Data provided:
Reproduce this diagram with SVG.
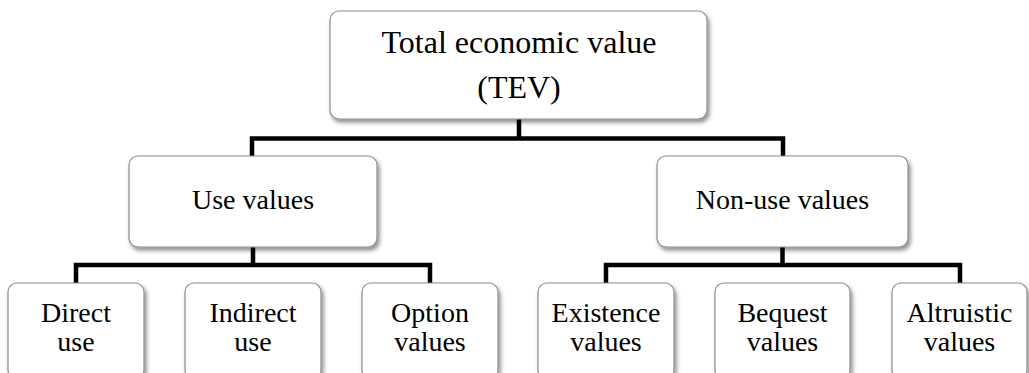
<svg xmlns="http://www.w3.org/2000/svg" width="1029" height="373" viewBox="0 0 1029 373">
<defs>
<filter id="sh" x="-10%" y="-10%" width="130%" height="140%">
<feDropShadow dx="2" dy="3" stdDeviation="2" flood-color="#000" flood-opacity="0.45"/>
</filter>
</defs>
<style>
.box{fill:#fff;stroke:#8c8c8c;stroke-width:1.2;filter:url(#sh)}
.t{font-family:"Liberation Serif","Times New Roman",serif;font-size:28px;fill:#000;text-anchor:middle}
.big{font-size:32px}
.c{fill:none;stroke:#000;stroke-width:4.5;stroke-linejoin:miter;stroke-linecap:butt}
</style>
<rect width="1029" height="373" fill="#fff"/>
<g id="connectors">
<path class="c" d="M519,119 V138.5 M252,158 V138.5 H783 V158"/>
<path class="c" d="M253,247 V265 M76,285 V265 H430 V285"/>
<path class="c" d="M782.5,247 V265 M606,285 V265 H960 V285"/>
</g>
<g id="tev">
<rect class="box" x="330" y="11" width="377" height="108" rx="9"/>
<text class="t big" x="519" y="53">Total economic value</text>
<text class="t big" x="519" y="98">(TEV)</text>
</g>
<g id="use">
<rect class="box" x="129" y="156" width="248" height="91" rx="9"/>
<text class="t" x="253" y="209">Use values</text>
</g>
<g id="nonuse">
<rect class="box" x="657" y="156" width="251" height="91" rx="9"/>
<text class="t" x="782.5" y="209">Non-use values</text>
</g>
<g id="direct">
<rect class="box" x="8" y="283" width="136" height="96" rx="9"/>
<text class="t" x="76" y="322">Direct</text>
<text class="t" x="76" y="351">use</text>
</g>
<g id="indirect">
<rect class="box" x="185" y="283" width="136" height="96" rx="9"/>
<text class="t" x="253" y="322">Indirect</text>
<text class="t" x="253" y="351">use</text>
</g>
<g id="option">
<rect class="box" x="362" y="283" width="136" height="96" rx="9"/>
<text class="t" x="430" y="322">Option</text>
<text class="t" x="430" y="351">values</text>
</g>
<g id="existence">
<rect class="box" x="538" y="283" width="136" height="96" rx="9"/>
<text class="t" x="606" y="322">Existence</text>
<text class="t" x="606" y="351">values</text>
</g>
<g id="bequest">
<rect class="box" x="715" y="283" width="135" height="96" rx="9"/>
<text class="t" x="782.5" y="322">Bequest</text>
<text class="t" x="782.5" y="351">values</text>
</g>
<g id="altruistic">
<rect class="box" x="892" y="283" width="135" height="96" rx="9"/>
<text class="t" x="959.5" y="322">Altruistic</text>
<text class="t" x="959.5" y="351">values</text>
</g>
</svg>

What is expected:
Skip the pictures, then retype every line above exactly.

Result for this exercise:
Reproduce this diagram with SVG.
<svg xmlns="http://www.w3.org/2000/svg" width="1029" height="373" viewBox="0 0 1029 373">
<defs>
<filter id="sh" x="-10%" y="-10%" width="130%" height="140%">
<feDropShadow dx="2" dy="3" stdDeviation="2" flood-color="#000" flood-opacity="0.45"/>
</filter>
</defs>
<style>
.box{fill:#fff;stroke:#8c8c8c;stroke-width:1.2;filter:url(#sh)}
.t{font-family:"Liberation Serif","Times New Roman",serif;font-size:28px;fill:#000;text-anchor:middle}
.big{font-size:32px}
.c{fill:none;stroke:#000;stroke-width:4.5;stroke-linejoin:miter;stroke-linecap:butt}
</style>
<rect width="1029" height="373" fill="#fff"/>
<g id="connectors">
<path class="c" d="M519,119 V138.5 M252,158 V138.5 H783 V158"/>
<path class="c" d="M253,247 V265 M76,285 V265 H430 V285"/>
<path class="c" d="M782.5,247 V265 M606,285 V265 H960 V285"/>
</g>
<g id="tev">
<rect class="box" x="330" y="11" width="377" height="108" rx="9"/>
<text class="t big" x="519" y="53">Total economic value</text>
<text class="t big" x="519" y="98">(TEV)</text>
</g>
<g id="use">
<rect class="box" x="129" y="156" width="248" height="91" rx="9"/>
<text class="t" x="253" y="209">Use values</text>
</g>
<g id="nonuse">
<rect class="box" x="657" y="156" width="251" height="91" rx="9"/>
<text class="t" x="782.5" y="209">Non-use values</text>
</g>
<g id="direct">
<rect class="box" x="8" y="283" width="136" height="96" rx="9"/>
<text class="t" x="76" y="322">Direct</text>
<text class="t" x="76" y="351">use</text>
</g>
<g id="indirect">
<rect class="box" x="185" y="283" width="136" height="96" rx="9"/>
<text class="t" x="253" y="322">Indirect</text>
<text class="t" x="253" y="351">use</text>
</g>
<g id="option">
<rect class="box" x="362" y="283" width="136" height="96" rx="9"/>
<text class="t" x="430" y="322">Option</text>
<text class="t" x="430" y="351">values</text>
</g>
<g id="existence">
<rect class="box" x="538" y="283" width="136" height="96" rx="9"/>
<text class="t" x="606" y="322">Existence</text>
<text class="t" x="606" y="351">values</text>
</g>
<g id="bequest">
<rect class="box" x="715" y="283" width="135" height="96" rx="9"/>
<text class="t" x="782.5" y="322">Bequest</text>
<text class="t" x="782.5" y="351">values</text>
</g>
<g id="altruistic">
<rect class="box" x="892" y="283" width="135" height="96" rx="9"/>
<text class="t" x="959.5" y="322">Altruistic</text>
<text class="t" x="959.5" y="351">values</text>
</g>
</svg>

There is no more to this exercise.